--- What you need to do ---
Take the lines from the beginning of the material through the line containing "from matplotlib.transforms import" and retype them exactly, leaving the pictures out.
....................
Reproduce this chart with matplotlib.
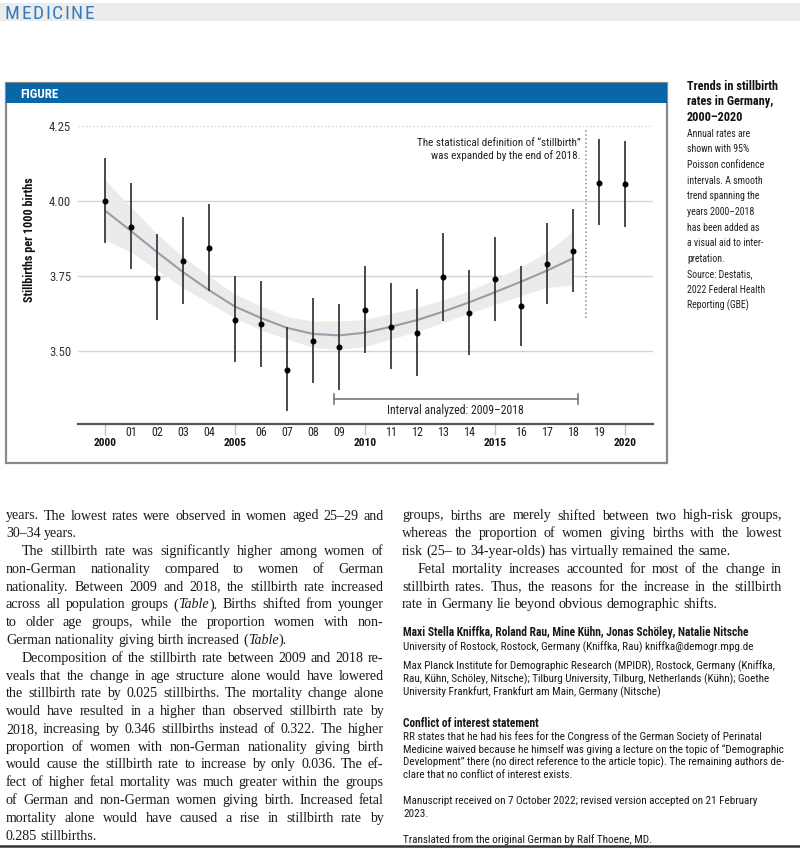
import numpy as np
import matplotlib
matplotlib.use("Agg")
import matplotlib.pyplot as plt
from matplotlib import font_manager
from matplotlib.patches import Rectangle
from matplotlib.lines import Line2D
from matplotlib.transforms import blended_transform_factory

# ---- data -------------------------------------------------------------
years = np.arange(2000, 2021)
rate = [4.00, 3.914, 3.744, 3.799, 3.842, 3.604, 3.59, 3.438, 3.533, 3.512,
        3.637, 3.581, 3.56, 3.747, 3.628, 3.739, 3.65, 3.791, 3.832, 4.061, 4.057]
ci_low = [3.859, 3.773, 3.603, 3.657, 3.70, 3.464, 3.447, 3.30, 3.394, 3.37,
          3.492, 3.439, 3.417, 3.601, 3.487, 3.60, 3.517, 3.657, 3.697, 3.92, 3.914]
ci_high = [4.144, 4.061, 3.889, 3.946, 3.989, 3.751, 3.734, 3.58, 3.676, 3.657,
           3.783, 3.728, 3.706, 3.894, 3.77, 3.881, 3.783, 3.928, 3.972, 4.206, 4.201]

trend_years = np.arange(2000, 2019)
trend = [3.968, 3.90, 3.83, 3.763, 3.703, 3.648, 3.61, 3.577, 3.557, 3.552,
         3.561, 3.581, 3.603, 3.631, 3.662, 3.696, 3.731, 3.768, 3.809]
band_low = [3.87, 3.83, 3.77, 3.71, 3.66, 3.61, 3.57, 3.54, 3.512, 3.505,
            3.515, 3.54, 3.565, 3.595, 3.625, 3.655, 3.685, 3.712, 3.72]
band_high = [4.07, 3.98, 3.89, 3.815, 3.75, 3.69, 3.65, 3.615, 3.60, 3.60,
             3.605, 3.625, 3.645, 3.67, 3.70, 3.74, 3.78, 3.83, 3.90]

yticks = [3.50, 3.75, 4.00, 4.25]
caption_bold = ["Trends in stillbirth", "rates in Germany,", "2000\u20132020"]
caption_text = ["Annual rates are", "shown with 95%", "Poisson confidence",
                "intervals. A smooth", "trend spanning the", "years 2000\u20132018",
                "has been added as", "a visual aid to inter-", "pretation.",
                "Source: Destatis,", "2022 Federal Health", "Reporting (GBE)"]

# body text: (line, justified, indent)
left_col = [
    ("years. The lowest rates were observed in women aged 25\u201329 and", True, False),
    ("30\u201334 years.", False, False),
    ("The stillbirth rate was significantly higher among women of", True, True),
    ("non-German nationality compared to women of German", True, False),
    ("nationality. Between 2009 and 2018, the stillbirth rate increased", True, False),
    ("across all population groups (/Table/). Births shifted from younger", True, False),
    ("to older age groups, while the proportion women with non-", True, False),
    ("German nationality giving birth increased (/Table/).", False, False),
    ("Decomposition of the stillbirth rate between 2009 and 2018 re-", True, True),
    ("veals that the change in age structure alone would have lowered", True, False),
    ("the stillbirth rate by 0.025 stillbirths. The mortality change alone", True, False),
    ("would have resulted in a higher than observed stillbirth rate by", True, False),
    ("2018, increasing by 0.346 stillbirths instead of 0.322. The higher", True, False),
    ("proportion of women with non-German nationality giving birth", True, False),
    ("would cause the stillbirth rate to increase by only 0.036. The ef-", True, False),
    ("fect of higher fetal mortality was much greater within the groups", True, False),
    ("of German and non-German women giving birth. Increased fetal", True, False),
    ("mortality alone would have caused a rise in stillbirth rate by", True, False),
    ("0.285 stillbirths.", False, False),
]
right_col = [
    ("groups, births are merely shifted between two high-risk groups,", True, False),
    ("whereas the proportion of women giving births with the lowest", True, False),
    ("risk (25\u2013 to 34-year-olds) has virtually remained the same.", False, False),
    ("Fetal mortality increases accounted for most of the change in", True, True),
    ("stillbirth rates. Thus, the reasons for the increase in the stillbirth", True, False),
    ("rate in Germany lie beyond obvious demographic shifts.", False, False),
]
# sans block: (text, bold, baseline y in px)
author_block = [
    ("Maxi Stella Kniffka, Roland Rau, Mine K\u00fchn, Jonas Sch\u00f6ley, Natalie Nitsche", True, 636),
    ("University of Rostock, Rostock, Germany (Kniffka, Rau) kniffka@demogr.mpg.de", False, 650),
    ("Max Planck Institute for Demographic Research (MPIDR), Rostock, Germany (Kniffka,", False, 669),
    ("Rau, K\u00fchn, Sch\u00f6ley, Nitsche); Tilburg University, Tilburg, Netherlands (K\u00fchn); Goethe", False, 682),
    ("University Frankfurt, Frankfurt am Main, Germany (Nitsche)", False, 695),
    ("Conflict of interest statement", True, 727),
    ("RR states that he had his fees for the Congress of the German Society of Perinatal", False, 740),
    ("Medicine waived because he himself was giving a lecture on the topic of \u201cDemographic", False, 753),
    ("Development\u201d there (no direct reference to the article topic). The remaining authors de-", False, 765),
    ("clare that no conflict of interest exists.", False, 778),
    ("Manuscript received on 7 October 2022; revised version accepted on 21 February", False, 804),
    ("2023.", False, 817),
    ("Translated from the original German by Ralf Thoene, MD.", False, 843),
]

# ---- fonts ------------------------------------------------------------
names = {f.name for f in font_manager.fontManager.ttflist}
SANS = ["Liberation Sans", "DejaVu Sans"]
for cand in ["Liberation Sans Narrow", "Arial Narrow", "Roboto Condensed",
             "Open Sans Condensed", "Noto Sans Condensed"]:
    if cand in names:
        SANS = [cand, "DejaVu Sans"]
        break
SERIF = ["Liberation Serif", "DejaVu Serif"]

W, H = 800, 848
fig = plt.figure(figsize=(W / 100, H / 100), dpi=100)
renderer = fig.canvas.get_renderer()


def fx(x):
    return x / W


def fy(y):
    return 1 - y / H


def width_of(t):
    return t.get_window_extent(renderer).width


def fit_size(text, target, weight="normal", family=SANS):
    # font size that makes `text` about `target` pixels wide
    t = fig.text(0, 0, text, fontsize=10, weight=weight, family=family)
    w = width_of(t)
    t.remove()
    return 10 * target / w


def draw_line(line, x0, x1, y, justify, size, family, color="#1a1a1a"):
    words = line.split(" ")
    pieces = []
    for w in words:
        arts = []
        for k, seg in enumerate(w.split("/")):
            if not seg:
                continue
            t = fig.text(0, fy(y), seg, fontsize=size, family=family,
                         style="italic" if k % 2 else "normal",
                         va="baseline", ha="left", color=color)
            arts.append(t)
        pieces.append(arts)
    wws = [[width_of(a) for a in arts] for arts in pieces]
    total = sum(sum(ws) for ws in wws)
    if justify and len(words) > 1:
        gap = (x1 - x0 - total) / (len(words) - 1)
    else:
        t1 = fig.text(0, 0, "x x", fontsize=size, family=family)
        t2 = fig.text(0, 0, "xx", fontsize=size, family=family)
        gap = width_of(t1) - width_of(t2)
        t1.remove()
        t2.remove()
    xpos = x0
    for arts, ws in zip(pieces, wws):
        for a, wd in zip(arts, ws):
            a.set_x(fx(xpos))
            xpos += wd
        xpos += gap


# ---- page furniture ---------------------------------------------------
fig.add_artist(Rectangle((0, fy(21)), 1, (21 - 3) / H, transform=fig.transFigure,
                         color="#ececec", lw=0))
letters = []
for ch in "MEDICINE":
    letters.append(fig.text(0, fy(19), ch, fontsize=14, family=SANS,
                            color="#2f7bbf", va="baseline"))
lw_sum = sum(width_of(t) for t in letters)
track = max((87 - lw_sum) / 7, 1.5)
xpos = 5
for t in letters:
    t.set_x(fx(xpos))
    xpos += width_of(t) + track

# figure box and header
fig.add_artist(Rectangle((fx(6), fy(463)), (667 - 6) / W, (463 - 83) / H,
                         transform=fig.transFigure, fill=False, ec="#8a8a8a", lw=1.6))
fig.add_artist(Rectangle((fx(6), fy(103)), (667 - 6) / W, (103 - 83) / H,
                         transform=fig.transFigure, color="#0866a9", lw=0))
fig.text(fx(20), fy(97.5), "FIGURE", fontsize=fit_size("FIGURE", 38, "bold"),
         weight="bold", color="white", family=SANS, va="baseline")

fig.add_artist(Line2D([0, 1], [fy(845.5), fy(845.5)], transform=fig.transFigure,
                      color="#333333", lw=1.8))

# ---- chart ------------------------------------------------------------
ax = fig.add_axes([fx(78), fy(424), (652.7 - 78) / W, 300 / H])
ax.set_xlim(2000 + (78 - 105) / 26, 2000 + (652.7 - 105) / 26)
ax.set_ylim(3.5 - 73 / 300, 3.5 + 227 / 300)

for v in yticks:
    ax.axhline(v, color="#d4d4d4", lw=1.0, ls=":" if v == 4.25 else "-", zorder=0)

ax.fill_between(trend_years, band_low, band_high, color="#ebebeb", lw=0, zorder=1)
ax.plot(trend_years, trend, color="#9b9bab", lw=1.5, zorder=2)

rate_a = np.array(rate)
ax.errorbar(years, rate_a, yerr=[rate_a - np.array(ci_low), np.array(ci_high) - rate_a],
            fmt="o", ms=3.3, color="black", ecolor="#3a3a3a", elinewidth=1.3,
            capsize=0, zorder=3)

ax.plot([2018.5, 2018.5], [3.61, 4.24], ls=":", color="#8a8a8a", lw=1.1)
note = "The statistical definition of \u201cstillbirth\u201d"
ax.text(2018.3, 4.172, note + "\nwas expanded by the end of 2018.",
        ha="right", va="center", fontsize=fit_size(note, 163), family=SANS,
        color="#222222", linespacing=1.15)

# interval bracket
b0, b1, by = 2008.81, 2018.18, 3.34
ax.plot([b0, b1], [by, by], color="#777777", lw=1.2)
ax.plot([b0, b0], [by - 0.017, by + 0.017], color="#777777", lw=1.2)
ax.plot([b1, b1], [by - 0.017, by + 0.017], color="#777777", lw=1.2)
interval = "Interval analyzed: 2009\u20132018"
ax.text((b0 + b1) / 2, 3.303, interval, ha="center", va="center",
        fontsize=fit_size(interval, 135), family=SANS, color="#222222")

for s in ["top", "right", "left"]:
    ax.spines[s].set_visible(False)
ax.spines["bottom"].set_color("#555555")
ax.spines["bottom"].set_linewidth(1.6)

tick_size = fit_size("4.25", 22)
ax.set_yticks(yticks)
ax.set_yticklabels([f"{v:.2f}" for v in yticks], family=SANS,
                   fontsize=tick_size, color="#333333")
ax.tick_params(axis="y", length=0, pad=5)
ax.set_xticks([2000, 2005, 2010, 2015, 2020])
ax.tick_params(axis="x", length=8, color="#c0c0c0", width=1, labelbottom=False)

trans = blended_transform_factory(ax.transData, ax.transAxes)
year_size = fit_size("01", 11.7)
bold_size = fit_size("2000", 23, "bold")
for yr in years:
    if yr % 5 == 0:
        ax.text(yr, -0.064, str(yr), transform=trans, ha="center", va="center",
                fontsize=bold_size, weight="bold", family=SANS, color="#111111")
    else:
        ax.text(yr, -0.03, f"{yr % 100:02d}", transform=trans, ha="center",
                va="center", fontsize=year_size, family=SANS, color="#222222")

ylab = "Stillbirths per 1000 births"
fig.text(fx(30), fy(240), ylab, rotation=90, ha="center", va="center",
         fontsize=fit_size(ylab, 125, "bold"), weight="bold", family=SANS,
         color="#111111")

# ---- caption ----------------------------------------------------------
cap_size = fit_size("Poisson confidence", 77)
cap_bold = fit_size("Trends in stillbirth", 91, "bold")
for i, line in enumerate(caption_bold):
    fig.text(fx(687), fy(89.5 + i * 15.67), line, fontsize=cap_bold, weight="bold",
             family=SANS, color="#111111", va="baseline")
for i, line in enumerate(caption_text):
    fig.text(fx(687), fy(89.5 + (i + 3) * 15.67), line, fontsize=cap_size,
             family=SANS, color="#222222", va="baseline")

# ---- body text --------------------------------------------------------
for i, (line, just, indent) in enumerate(left_col):
    draw_line(line, 6 + (16 if indent else 0), 383.5, 519.5 + i * 17.78, just, 10.1, SERIF)
for i, (line, just, indent) in enumerate(right_col):
    draw_line(line, 402 + (16 if indent else 0), 782, 519.5 + i * 17.78, just, 10.1, SERIF)

block_size = fit_size(author_block[1][0], 347)
block_bold = fit_size(author_block[0][0], 348, "bold")
for line, bold, yb in author_block:
    fig.text(fx(403), fy(yb), line, fontsize=block_bold if bold else block_size,
             weight="bold" if bold else "normal", family=SANS,
             color="#1a1a1a", va="baseline")

fig.savefig("out.png", dpi=100)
....................
--- Answer ---
Reproduce this chart with matplotlib.
import numpy as np
import matplotlib
matplotlib.use("Agg")
import matplotlib.pyplot as plt
from matplotlib import font_manager
from matplotlib.patches import Rectangle
from matplotlib.lines import Line2D
from matplotlib.transforms import blended_transform_factory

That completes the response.